On dit que le désir de célébrité est si puissant dans les démocraties capitalistes contemporaines que certains sont prêts à commettre les crimes les plus horribles pour faire parler d'eux. Ce désir peut être plus fort que l'attachement aux règles morales les plus élémentaires, à la vie elle-même. Quelle meilleure preuve avec les kamikazes islamistes - ces excroissances monstrueuses de l'individualisme aliéné ? C'est peut-être pour creuser ce problème, ou pour lutter contre cette conception de l'individualisme, que Steven Spielberg a tourné le Pont des espions à partir de faits réels. Le récit commence en 1957, au moment le plus tendu de la guerre froide, alors que l'on craint la destruction du monde par la bombe nucléaire. James Donovan, avocat spécialiste des assurances incarné par Tom Hanks, est invité à défendre Rudolf Abel, un dangereux espion soviétique auquel le comédien britannique Mark Rylance prête sa mine irrésistible. L'avocat est appelé, en tant que simple citoyen, à accomplir une mission secrète à Berlin-Est : échanger Abel contre un espion américain capturé par les Soviétiques. James Donovan devra se débrouiller dans un monde terriblement inquiétant et envahi par les salauds - sauf que les Soviétiques le sont encore plus que les Américains, du fait du régime qu'ils représentent.
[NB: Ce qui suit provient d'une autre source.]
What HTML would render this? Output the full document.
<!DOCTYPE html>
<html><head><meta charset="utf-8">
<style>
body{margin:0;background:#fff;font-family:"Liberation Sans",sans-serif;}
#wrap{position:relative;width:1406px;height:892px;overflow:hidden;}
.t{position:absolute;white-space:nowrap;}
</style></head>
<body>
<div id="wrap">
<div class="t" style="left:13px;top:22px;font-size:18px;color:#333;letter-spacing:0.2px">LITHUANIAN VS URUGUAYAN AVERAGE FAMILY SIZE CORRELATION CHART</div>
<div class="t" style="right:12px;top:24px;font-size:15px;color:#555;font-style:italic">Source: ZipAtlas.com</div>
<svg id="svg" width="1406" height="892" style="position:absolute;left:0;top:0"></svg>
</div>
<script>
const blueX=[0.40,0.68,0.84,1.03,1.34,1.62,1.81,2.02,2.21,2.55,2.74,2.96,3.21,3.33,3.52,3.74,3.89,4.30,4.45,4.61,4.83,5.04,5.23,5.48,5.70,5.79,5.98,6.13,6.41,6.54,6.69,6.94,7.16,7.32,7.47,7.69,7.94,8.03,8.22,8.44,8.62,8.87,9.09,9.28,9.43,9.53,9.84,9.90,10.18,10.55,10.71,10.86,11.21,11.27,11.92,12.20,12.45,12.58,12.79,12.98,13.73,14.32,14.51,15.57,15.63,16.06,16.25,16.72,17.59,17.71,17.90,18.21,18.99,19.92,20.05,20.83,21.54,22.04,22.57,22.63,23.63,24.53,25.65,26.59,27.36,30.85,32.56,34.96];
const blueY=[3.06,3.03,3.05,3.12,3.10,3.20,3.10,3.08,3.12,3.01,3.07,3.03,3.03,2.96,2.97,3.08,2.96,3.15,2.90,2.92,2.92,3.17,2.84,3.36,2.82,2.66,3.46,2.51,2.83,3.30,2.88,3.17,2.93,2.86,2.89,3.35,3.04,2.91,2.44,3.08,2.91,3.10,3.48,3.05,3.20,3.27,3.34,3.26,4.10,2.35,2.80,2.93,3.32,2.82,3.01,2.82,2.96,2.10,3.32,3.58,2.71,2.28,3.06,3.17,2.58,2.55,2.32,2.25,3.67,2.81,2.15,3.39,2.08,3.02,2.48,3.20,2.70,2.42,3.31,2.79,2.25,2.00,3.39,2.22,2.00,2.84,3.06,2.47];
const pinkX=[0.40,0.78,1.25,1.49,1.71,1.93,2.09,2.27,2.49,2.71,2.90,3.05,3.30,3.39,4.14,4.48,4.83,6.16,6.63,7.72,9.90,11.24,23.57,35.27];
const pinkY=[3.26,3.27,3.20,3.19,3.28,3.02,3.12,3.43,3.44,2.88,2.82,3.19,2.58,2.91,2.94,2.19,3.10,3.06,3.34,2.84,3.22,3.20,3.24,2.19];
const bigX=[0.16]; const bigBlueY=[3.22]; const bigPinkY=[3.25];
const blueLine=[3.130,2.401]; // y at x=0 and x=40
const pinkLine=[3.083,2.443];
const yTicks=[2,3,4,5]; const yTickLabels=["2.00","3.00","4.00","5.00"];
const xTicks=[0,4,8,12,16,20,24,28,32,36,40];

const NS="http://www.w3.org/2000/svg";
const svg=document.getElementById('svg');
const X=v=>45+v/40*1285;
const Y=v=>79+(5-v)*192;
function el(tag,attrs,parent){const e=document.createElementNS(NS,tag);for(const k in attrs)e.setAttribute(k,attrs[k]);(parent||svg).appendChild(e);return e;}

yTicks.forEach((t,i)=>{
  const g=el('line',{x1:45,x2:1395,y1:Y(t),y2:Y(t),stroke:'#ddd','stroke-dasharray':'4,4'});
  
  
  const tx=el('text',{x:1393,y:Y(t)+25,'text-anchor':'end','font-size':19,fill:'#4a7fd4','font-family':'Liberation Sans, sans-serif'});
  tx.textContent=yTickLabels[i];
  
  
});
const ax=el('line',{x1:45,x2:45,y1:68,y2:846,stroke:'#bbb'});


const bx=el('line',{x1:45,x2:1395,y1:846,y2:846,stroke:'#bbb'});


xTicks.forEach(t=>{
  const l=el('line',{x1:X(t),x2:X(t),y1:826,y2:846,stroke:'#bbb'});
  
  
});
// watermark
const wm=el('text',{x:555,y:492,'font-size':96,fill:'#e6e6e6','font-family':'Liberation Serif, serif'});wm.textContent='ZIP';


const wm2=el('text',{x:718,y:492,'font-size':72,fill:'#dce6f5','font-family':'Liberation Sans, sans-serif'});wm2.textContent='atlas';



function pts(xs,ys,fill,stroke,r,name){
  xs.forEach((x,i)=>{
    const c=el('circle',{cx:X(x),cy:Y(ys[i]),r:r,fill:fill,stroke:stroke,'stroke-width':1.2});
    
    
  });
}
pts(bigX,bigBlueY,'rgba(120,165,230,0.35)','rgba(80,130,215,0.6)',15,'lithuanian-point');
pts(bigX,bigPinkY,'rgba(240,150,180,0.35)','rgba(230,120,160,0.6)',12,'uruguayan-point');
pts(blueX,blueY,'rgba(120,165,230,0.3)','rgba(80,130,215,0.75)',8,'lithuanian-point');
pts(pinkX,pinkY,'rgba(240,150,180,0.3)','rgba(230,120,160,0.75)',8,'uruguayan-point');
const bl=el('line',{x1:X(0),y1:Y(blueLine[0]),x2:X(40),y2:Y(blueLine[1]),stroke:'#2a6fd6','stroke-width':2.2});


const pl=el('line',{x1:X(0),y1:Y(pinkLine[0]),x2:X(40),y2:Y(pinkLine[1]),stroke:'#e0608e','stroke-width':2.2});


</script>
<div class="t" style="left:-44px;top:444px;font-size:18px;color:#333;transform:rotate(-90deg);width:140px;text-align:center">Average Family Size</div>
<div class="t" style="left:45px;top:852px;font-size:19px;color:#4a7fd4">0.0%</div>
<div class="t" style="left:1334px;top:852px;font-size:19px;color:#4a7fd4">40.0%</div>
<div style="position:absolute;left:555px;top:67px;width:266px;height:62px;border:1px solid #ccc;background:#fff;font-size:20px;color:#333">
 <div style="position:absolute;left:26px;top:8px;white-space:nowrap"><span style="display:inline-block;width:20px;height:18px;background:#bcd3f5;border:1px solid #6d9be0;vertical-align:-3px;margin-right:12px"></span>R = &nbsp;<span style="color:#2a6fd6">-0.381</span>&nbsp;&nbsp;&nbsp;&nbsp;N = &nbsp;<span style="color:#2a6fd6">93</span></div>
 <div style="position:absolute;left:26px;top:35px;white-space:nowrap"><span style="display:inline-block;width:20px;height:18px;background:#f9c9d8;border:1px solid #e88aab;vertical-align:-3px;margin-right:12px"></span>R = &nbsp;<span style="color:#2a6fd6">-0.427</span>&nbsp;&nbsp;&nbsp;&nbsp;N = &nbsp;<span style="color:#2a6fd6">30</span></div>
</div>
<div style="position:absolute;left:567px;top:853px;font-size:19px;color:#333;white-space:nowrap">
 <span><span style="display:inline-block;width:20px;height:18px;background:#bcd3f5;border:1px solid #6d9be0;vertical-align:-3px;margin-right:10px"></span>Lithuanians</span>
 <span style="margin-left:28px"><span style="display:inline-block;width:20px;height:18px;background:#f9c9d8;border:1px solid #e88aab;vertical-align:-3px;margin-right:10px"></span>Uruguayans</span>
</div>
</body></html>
Abel, lui, est loin d'être un salaud. Il est un honnête homme au service d'un régime totalitaire qu'il a choisi de ne pas trahir. Abel ressemble même à un sage qui a compris qu'il est absurde de croire qu'il serait le centre du monde, le centre de quoi que ce soit. Il ne craint donc ni la mort ni l'injustice, même s'il préfère la vie et la justice. Il sait que les êtres humains - et même ses camarades communistes - peuvent se tromper, penser qu'il est un traître, et le tuer lorsque l'échange sera opéré. Chaque fois que l'avocat lui demande s'il n'est pas inquiet, s'il n'a pas peur, Abel lui répond : «Cela servirait à quoi ?» Tout ça ne l'empêche pas d'être loyal envers son gouvernement, de peindre, d'aimer les gens, la musique, les cigarettes et la vie. Contrairement aux autres, Abel sait qu'il n'est pas maître de son destin, ni de celui du monde. Cette attitude reste en parfaite opposition avec le mythe de l'individu souverain auquel on ne cesse de nous faire croire. Abel se regarde de l'extérieur comme si sa subjectivité et sa place dans le monde étaient pure contingence.
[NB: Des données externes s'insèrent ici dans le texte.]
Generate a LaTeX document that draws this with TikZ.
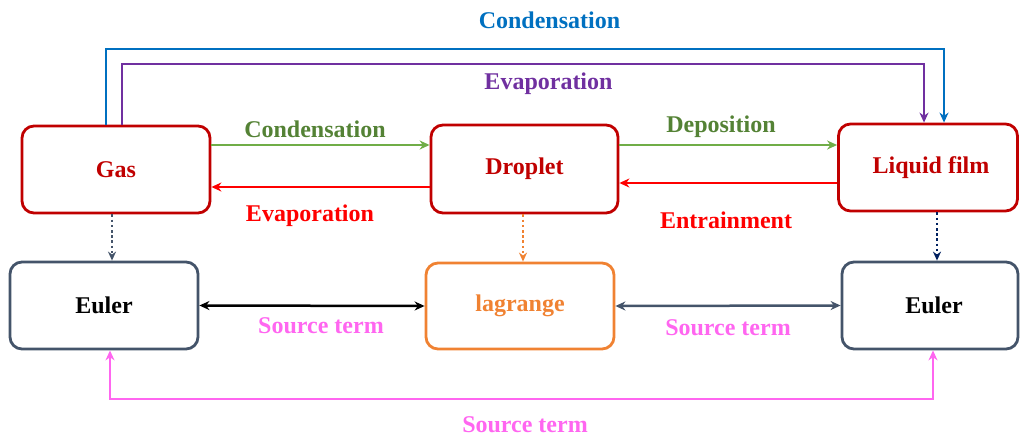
\documentclass[tikz,border=0pt]{standalone}
\usepackage{fontspec}
\setmainfont{Liberation Serif}
\usetikzlibrary{arrows.meta}
\definecolor{dred}{HTML}{C00000}
\definecolor{slate}{HTML}{44546A}
\definecolor{orng}{HTML}{F08232}
\definecolor{cblue}{HTML}{0070C0}
\definecolor{cpurple}{HTML}{7030A0}
\definecolor{garrow}{HTML}{70AD47}
\definecolor{gtext}{HTML}{548235}
\definecolor{cred}{HTML}{FF0000}
\definecolor{cpink}{HTML}{FF66F0}
\definecolor{navy}{HTML}{002060}
\tikzset{
  box/.style={draw=#1, rounded corners=12pt, line width=2.8pt, inner sep=0pt,
    font=\bfseries\fontsize{24}{28}\selectfont},
  lbl/.style={font=\bfseries\fontsize{24}{28}\selectfont, text=#1, inner sep=0pt},
  conn/.style={draw=#1, line width=2.5pt, -{Stealth[length=10pt,width=9pt]}},
  dconn/.style={draw=#1, line width=2.5pt, {Stealth[length=10pt,width=9pt]}-{Stealth[length=10pt,width=9pt]}},
  dotconn/.style={draw=#1, line width=2.6pt, dash pattern=on 2.6pt off 2.6pt, -{Stealth[length=9pt,width=8pt]}}
}
\begin{document}
\begin{tikzpicture}[x=1pt,y=-1pt]
\useasboundingbox (0,0) rectangle (1020,439);
% boxes
\node[box=dred, text=dred, minimum width=188pt, minimum height=87pt] (gas) at (116,169.5) {Gas};
\node[box=dred, text=dred, minimum width=187pt, minimum height=88pt] (drop) at (524.5,169) {Droplet};
\node[box=dred, text=dred, minimum width=179pt, minimum height=87pt] (film) at (928,167.5) {\hspace*{6pt}Liquid film};
\node[box=slate, text=black, minimum width=188pt, minimum height=87pt] (euL) at (104,305.5) {Euler};
\node[box=orng, text=orng, minimum width=188pt, minimum height=86pt] (lag) at (520,306) {lagrange};
\node[box=slate, text=black, minimum width=176pt, minimum height=87pt] (euR) at (930,305.5) {\hspace*{8pt}Euler};
% routing coordinates
\coordinate (b1) at (106,49);
\coordinate (b2) at (944,49);
\coordinate (v1) at (122,64);
\coordinate (v2) at (924,64);
\coordinate (p1) at (110,399);
\coordinate (p2) at (933,399);
\coordinate (d1) at (112,0);
\coordinate (d2) at (523,0);
\coordinate (d3) at (937,0);
% top connectors
\draw[conn=cblue] (gas.north -| b1) -- (b1) -- (b2) -- (film.north -| b2);
\draw[conn=cpurple] (gas.north -| v1) -- (v1) -- (v2) -- (film.north -| v2);
% horizontal connectors
\draw[conn=garrow] ([yshift=24.5pt]gas.east) -- ([yshift=24pt]drop.west);
\draw[conn=cred] ([yshift=-18pt]drop.west) -- ([yshift=-17.5pt]gas.east);
\draw[conn=garrow] ([yshift=24pt]drop.east) -- ([yshift=22.5pt]film.west);
\draw[conn=cred] ([yshift=-15.5pt]film.west) -- ([yshift=-14pt]drop.east);
% dotted connectors
\draw[dotconn=slate] (gas.south -| d1) -- (euL.north -| d1);
\draw[dotconn=orng] (drop.south -| d2) -- (lag.north -| d2);
\draw[dotconn=navy] (film.south -| d3) -- (euR.north -| d3);
% lower connectors
\draw[dconn=black] (euL.east) -- (lag.west);
\draw[dconn=slate] (lag.east) -- (euR.west);
\draw[dconn=cpink] (euL.south -| p1) -- (p1) -- (p2) -- (euR.south -| p2);
% labels
\node[lbl=cblue] (lc1) at (549.5,20) {Condensation};
\node[lbl=cpurple] (le1) at (548.5,84) {Evaporation};
\node[lbl=gtext] (lc2) at (315,129) {Condensation};
\node[lbl=cred] (le2) at (310,216) {Evaporation};
\node[lbl=gtext] (ld) at (721,127) {Deposition};
\node[lbl=cred] (len) at (726,220) {Entrainment};
\node[lbl=cpink] (ls1) at (321,326) {Source term};
\node[lbl=cpink] (ls2) at (728,328) {Source term};
\node[lbl=cpink] (ls3) at (525,425) {Source term};
\end{tikzpicture}
\end{document}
Ce que James Donovan découvre grâce à l’espion, l’ennemi de sa patrie, ne signifie pas que tout régime politique se vaille. Bien au contraire. La démocratie forme une machine limitant la possibilité d’expression de la cruauté, de l’arbitraire, de l’abus de pouvoir, du désir de destruction… alors que le totalitarisme l’exacerbe. Donovan le sait très bien. Néanmoins, par le rôle qu’il a joué auprès d’un ennemi des Etats-Unis, l’avocat semble en mesure de concevoir une théorie nouvelle de l’héroïsme.
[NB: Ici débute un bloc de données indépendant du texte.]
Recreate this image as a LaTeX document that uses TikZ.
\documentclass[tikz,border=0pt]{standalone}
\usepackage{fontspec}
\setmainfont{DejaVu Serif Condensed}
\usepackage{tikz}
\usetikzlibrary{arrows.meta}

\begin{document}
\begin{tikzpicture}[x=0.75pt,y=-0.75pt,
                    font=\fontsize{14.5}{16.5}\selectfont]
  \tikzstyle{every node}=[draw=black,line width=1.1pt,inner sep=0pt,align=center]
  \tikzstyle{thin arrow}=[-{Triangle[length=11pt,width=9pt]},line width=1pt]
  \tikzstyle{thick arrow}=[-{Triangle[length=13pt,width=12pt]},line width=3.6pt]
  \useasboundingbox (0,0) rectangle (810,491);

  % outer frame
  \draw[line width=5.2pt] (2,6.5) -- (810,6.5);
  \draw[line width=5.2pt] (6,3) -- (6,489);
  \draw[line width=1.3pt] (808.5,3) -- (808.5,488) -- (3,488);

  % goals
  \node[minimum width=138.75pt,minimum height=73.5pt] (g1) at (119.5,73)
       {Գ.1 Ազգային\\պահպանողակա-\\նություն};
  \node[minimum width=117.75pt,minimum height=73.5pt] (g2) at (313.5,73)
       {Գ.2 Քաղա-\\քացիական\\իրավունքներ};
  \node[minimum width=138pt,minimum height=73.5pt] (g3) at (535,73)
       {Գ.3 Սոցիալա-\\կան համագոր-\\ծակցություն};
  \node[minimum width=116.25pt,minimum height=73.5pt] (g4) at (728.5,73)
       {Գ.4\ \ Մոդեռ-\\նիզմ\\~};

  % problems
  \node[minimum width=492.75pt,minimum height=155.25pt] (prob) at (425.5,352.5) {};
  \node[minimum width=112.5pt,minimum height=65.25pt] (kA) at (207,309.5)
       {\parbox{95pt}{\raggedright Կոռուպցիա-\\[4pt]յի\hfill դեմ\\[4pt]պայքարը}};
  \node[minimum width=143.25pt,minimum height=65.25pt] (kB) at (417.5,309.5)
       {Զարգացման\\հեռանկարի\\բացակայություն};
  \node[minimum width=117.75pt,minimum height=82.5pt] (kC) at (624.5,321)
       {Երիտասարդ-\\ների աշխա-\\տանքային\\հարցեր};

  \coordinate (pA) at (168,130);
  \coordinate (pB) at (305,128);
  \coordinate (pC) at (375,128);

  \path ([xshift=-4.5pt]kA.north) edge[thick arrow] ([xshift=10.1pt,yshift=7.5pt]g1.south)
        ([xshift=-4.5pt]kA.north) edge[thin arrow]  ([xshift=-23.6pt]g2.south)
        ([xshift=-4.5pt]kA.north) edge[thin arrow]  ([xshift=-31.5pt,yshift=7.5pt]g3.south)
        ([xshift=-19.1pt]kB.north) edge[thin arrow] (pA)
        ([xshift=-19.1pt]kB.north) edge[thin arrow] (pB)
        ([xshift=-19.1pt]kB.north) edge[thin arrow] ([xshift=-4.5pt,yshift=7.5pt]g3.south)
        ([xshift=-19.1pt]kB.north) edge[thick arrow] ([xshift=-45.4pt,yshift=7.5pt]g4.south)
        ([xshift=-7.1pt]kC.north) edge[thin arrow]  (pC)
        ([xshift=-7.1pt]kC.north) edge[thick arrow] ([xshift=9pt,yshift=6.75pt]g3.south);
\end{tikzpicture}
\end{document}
Devenir un héros n’a rien à voir avec la reconnaissance des autres : cette certitude surgit des rapports que l’individu entretient avec lui-même, ayant la force exceptionnelle de se juger, sans se laisser emporter par les critiques ou la reconnaissance de ses semblables. Parce qu’il est si difficile, voire presque impossible, d’agir ainsi sans être un fou ou un fanatique, une telle attitude transforme un homme - qui n’est ni fou ni fanatique - en héros. Ce faisant, Spielberg rend le plus grand hommage à la figure si décriée de l’espion. Car celui-ci agit non seulement dans l’anonymat, mais il est en plus toujours soupçonné d’être un agent double, un traître. Ainsi, lorsqu’il est loyal, comme Abel, il devient le plus héroïque des héros. L’hommage semble d’autant plus émouvant qu’il est parfaitement à contre-courant de notre modernité où la valeur des hommes dépend uniquement de leur célébrité.